**Input rows:**
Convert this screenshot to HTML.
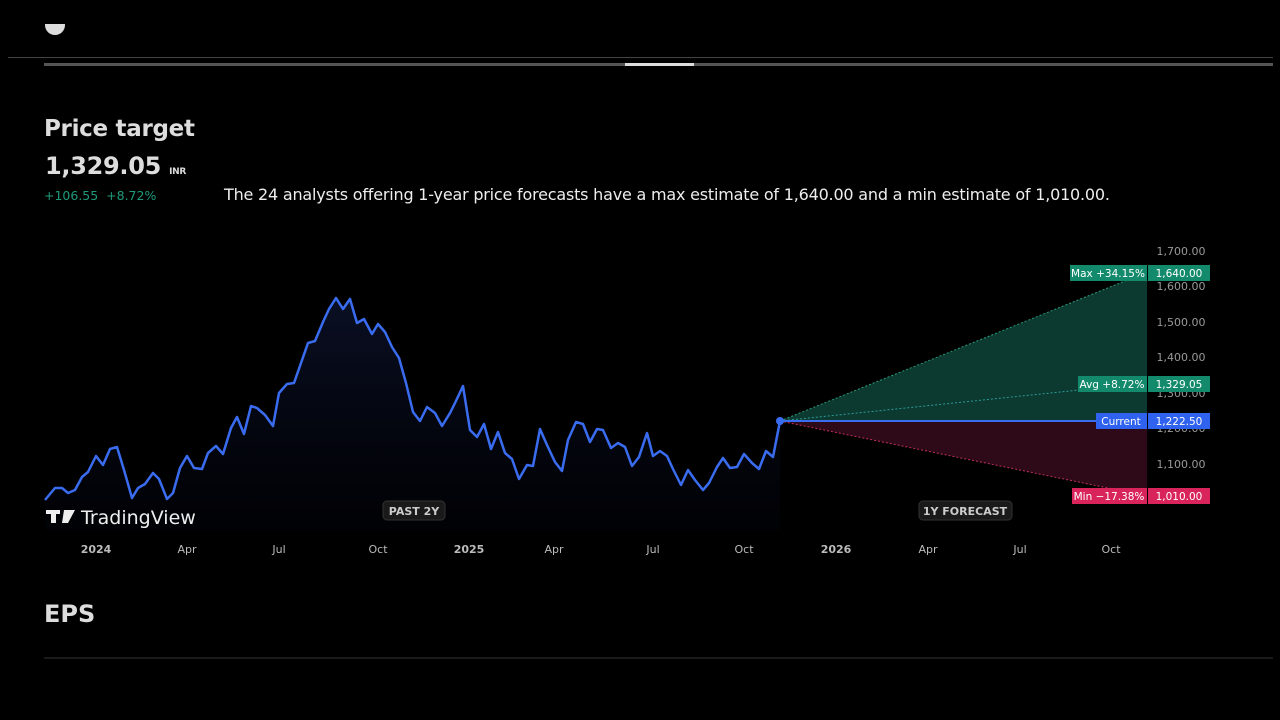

--

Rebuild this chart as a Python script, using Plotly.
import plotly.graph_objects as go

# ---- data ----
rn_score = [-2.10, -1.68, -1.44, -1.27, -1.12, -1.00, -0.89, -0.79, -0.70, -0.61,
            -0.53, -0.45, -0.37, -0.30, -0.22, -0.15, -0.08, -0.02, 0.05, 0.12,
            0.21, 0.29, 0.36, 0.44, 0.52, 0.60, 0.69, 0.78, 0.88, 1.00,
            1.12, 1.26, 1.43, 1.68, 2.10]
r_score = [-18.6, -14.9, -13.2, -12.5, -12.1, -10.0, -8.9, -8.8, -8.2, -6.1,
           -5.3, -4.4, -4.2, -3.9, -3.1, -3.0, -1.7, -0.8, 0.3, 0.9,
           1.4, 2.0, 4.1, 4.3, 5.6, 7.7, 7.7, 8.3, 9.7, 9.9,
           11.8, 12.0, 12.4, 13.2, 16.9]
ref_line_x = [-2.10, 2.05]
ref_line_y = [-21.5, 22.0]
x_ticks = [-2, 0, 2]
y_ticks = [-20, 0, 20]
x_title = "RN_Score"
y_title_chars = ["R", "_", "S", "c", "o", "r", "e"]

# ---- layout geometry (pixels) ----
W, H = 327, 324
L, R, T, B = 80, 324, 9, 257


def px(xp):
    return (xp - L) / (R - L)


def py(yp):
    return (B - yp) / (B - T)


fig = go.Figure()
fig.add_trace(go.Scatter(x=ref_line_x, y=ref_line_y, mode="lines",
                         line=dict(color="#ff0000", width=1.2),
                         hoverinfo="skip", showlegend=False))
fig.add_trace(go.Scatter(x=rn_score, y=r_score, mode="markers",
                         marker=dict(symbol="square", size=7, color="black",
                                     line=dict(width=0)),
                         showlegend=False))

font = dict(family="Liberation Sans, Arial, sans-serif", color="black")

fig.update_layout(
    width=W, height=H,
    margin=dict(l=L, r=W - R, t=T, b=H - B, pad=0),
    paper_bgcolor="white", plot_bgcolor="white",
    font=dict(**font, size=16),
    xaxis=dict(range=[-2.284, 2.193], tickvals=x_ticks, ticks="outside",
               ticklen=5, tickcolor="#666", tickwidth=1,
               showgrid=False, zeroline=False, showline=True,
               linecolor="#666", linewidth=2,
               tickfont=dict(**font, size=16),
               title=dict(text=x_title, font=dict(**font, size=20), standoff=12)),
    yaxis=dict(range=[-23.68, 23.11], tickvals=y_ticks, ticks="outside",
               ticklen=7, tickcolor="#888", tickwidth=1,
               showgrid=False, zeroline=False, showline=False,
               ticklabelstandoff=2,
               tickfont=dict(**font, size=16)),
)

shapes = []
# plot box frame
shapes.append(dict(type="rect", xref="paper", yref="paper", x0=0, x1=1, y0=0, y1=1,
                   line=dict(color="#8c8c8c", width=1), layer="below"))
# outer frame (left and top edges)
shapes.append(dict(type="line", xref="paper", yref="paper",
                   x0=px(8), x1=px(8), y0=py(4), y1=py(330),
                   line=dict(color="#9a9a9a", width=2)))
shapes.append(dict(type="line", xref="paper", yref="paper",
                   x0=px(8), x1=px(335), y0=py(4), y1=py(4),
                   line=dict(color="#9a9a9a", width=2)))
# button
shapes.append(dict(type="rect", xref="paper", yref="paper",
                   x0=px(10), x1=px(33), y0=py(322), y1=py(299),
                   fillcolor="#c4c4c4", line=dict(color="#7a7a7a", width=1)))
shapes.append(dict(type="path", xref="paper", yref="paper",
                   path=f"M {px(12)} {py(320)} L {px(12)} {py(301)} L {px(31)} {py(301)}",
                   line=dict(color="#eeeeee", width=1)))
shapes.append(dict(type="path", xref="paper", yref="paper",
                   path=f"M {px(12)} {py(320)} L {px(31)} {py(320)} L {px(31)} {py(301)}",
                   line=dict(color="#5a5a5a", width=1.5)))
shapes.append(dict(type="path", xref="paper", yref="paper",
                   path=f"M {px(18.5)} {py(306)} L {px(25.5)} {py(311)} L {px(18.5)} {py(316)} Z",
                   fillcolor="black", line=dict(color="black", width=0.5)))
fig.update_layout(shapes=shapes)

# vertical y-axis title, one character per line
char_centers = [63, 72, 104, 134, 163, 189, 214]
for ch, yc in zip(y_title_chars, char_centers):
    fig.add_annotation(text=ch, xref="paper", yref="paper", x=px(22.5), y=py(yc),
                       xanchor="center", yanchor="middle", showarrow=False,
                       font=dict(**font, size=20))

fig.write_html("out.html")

...

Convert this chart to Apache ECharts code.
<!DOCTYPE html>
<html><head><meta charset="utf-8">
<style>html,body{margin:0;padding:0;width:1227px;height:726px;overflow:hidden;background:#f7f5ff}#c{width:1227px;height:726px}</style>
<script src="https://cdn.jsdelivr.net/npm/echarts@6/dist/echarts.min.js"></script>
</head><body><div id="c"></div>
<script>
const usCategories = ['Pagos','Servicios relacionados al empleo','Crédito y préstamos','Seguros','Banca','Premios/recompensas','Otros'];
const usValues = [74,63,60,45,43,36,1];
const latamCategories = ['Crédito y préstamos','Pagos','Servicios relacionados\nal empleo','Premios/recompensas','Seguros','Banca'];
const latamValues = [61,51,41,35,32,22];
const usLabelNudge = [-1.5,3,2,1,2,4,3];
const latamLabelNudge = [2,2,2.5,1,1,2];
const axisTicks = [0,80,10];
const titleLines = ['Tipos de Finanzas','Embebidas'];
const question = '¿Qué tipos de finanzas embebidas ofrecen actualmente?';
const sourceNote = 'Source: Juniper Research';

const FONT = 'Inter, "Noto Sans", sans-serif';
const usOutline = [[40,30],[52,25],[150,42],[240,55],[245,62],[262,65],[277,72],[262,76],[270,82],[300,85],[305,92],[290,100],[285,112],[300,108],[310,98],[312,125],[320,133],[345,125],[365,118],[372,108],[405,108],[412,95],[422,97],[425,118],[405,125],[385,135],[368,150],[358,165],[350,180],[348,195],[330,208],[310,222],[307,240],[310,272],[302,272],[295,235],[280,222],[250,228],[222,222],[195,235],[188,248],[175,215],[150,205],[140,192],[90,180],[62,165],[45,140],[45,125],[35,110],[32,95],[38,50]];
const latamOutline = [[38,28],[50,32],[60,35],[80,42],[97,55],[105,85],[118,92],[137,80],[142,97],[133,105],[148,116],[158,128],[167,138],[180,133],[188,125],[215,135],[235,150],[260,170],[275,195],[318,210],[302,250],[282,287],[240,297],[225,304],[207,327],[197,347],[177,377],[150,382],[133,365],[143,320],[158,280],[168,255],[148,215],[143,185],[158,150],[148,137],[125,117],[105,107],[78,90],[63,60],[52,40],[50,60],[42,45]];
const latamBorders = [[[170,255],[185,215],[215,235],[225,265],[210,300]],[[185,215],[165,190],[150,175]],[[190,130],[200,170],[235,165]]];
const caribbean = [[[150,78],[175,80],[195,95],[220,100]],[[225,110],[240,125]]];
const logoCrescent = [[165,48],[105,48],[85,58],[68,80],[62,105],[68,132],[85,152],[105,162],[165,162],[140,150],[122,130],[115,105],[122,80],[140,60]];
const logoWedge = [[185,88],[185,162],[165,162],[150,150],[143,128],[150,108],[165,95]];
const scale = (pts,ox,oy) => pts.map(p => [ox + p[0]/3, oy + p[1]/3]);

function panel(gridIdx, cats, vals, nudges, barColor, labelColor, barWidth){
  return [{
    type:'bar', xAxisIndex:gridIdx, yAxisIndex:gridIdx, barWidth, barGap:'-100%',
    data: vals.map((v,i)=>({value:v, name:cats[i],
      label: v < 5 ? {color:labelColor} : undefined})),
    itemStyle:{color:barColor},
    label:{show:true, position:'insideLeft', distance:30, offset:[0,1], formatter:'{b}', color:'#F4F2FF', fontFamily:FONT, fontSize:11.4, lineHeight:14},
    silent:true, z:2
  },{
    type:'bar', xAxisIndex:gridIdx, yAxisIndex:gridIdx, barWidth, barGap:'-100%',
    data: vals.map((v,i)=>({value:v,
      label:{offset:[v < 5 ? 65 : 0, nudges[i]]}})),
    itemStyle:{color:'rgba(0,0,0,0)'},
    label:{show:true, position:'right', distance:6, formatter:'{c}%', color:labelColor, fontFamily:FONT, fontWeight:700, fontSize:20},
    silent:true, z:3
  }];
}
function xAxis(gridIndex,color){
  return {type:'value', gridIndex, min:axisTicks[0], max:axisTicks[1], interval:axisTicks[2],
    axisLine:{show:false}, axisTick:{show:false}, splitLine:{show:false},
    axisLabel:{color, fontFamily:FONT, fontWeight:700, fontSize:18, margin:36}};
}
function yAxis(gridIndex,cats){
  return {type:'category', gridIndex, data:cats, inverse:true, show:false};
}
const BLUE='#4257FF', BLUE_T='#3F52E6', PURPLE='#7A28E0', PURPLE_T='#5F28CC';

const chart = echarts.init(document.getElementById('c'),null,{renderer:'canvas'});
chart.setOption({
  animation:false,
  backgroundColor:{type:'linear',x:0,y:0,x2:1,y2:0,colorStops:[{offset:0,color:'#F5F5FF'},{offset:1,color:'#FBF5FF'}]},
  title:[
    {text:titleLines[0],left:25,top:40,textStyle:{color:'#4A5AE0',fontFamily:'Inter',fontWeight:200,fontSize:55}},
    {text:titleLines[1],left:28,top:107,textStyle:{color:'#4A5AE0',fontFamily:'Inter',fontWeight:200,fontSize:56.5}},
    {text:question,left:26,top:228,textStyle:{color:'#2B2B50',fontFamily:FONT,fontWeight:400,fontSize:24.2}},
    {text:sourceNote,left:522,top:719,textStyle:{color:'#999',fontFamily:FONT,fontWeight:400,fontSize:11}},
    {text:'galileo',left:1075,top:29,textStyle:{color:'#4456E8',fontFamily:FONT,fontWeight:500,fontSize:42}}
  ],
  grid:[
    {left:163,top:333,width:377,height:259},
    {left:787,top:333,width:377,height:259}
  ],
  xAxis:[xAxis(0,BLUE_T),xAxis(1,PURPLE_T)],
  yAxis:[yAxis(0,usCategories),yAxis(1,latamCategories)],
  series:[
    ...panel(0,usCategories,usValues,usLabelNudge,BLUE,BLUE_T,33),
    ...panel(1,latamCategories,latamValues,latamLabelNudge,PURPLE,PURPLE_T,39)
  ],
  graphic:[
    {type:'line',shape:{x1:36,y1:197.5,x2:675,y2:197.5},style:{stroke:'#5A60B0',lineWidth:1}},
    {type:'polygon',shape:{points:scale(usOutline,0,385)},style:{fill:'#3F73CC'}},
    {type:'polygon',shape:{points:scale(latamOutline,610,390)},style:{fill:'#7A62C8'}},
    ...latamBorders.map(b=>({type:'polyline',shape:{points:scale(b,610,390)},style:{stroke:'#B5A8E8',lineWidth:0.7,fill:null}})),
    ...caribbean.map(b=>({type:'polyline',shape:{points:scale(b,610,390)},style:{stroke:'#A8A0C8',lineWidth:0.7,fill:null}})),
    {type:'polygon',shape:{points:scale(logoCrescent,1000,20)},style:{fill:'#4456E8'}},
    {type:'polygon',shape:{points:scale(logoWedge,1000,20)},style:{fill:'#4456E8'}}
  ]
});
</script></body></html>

**Task statement:** Take exactly the lines from the one containing "Rebuild this chart" through the one containing "import plotly.graph_objects as go" in the data above, and output them with nothing added.

**Answer to the problem:**
Rebuild this chart as a Python script, using Plotly.
import plotly.graph_objects as go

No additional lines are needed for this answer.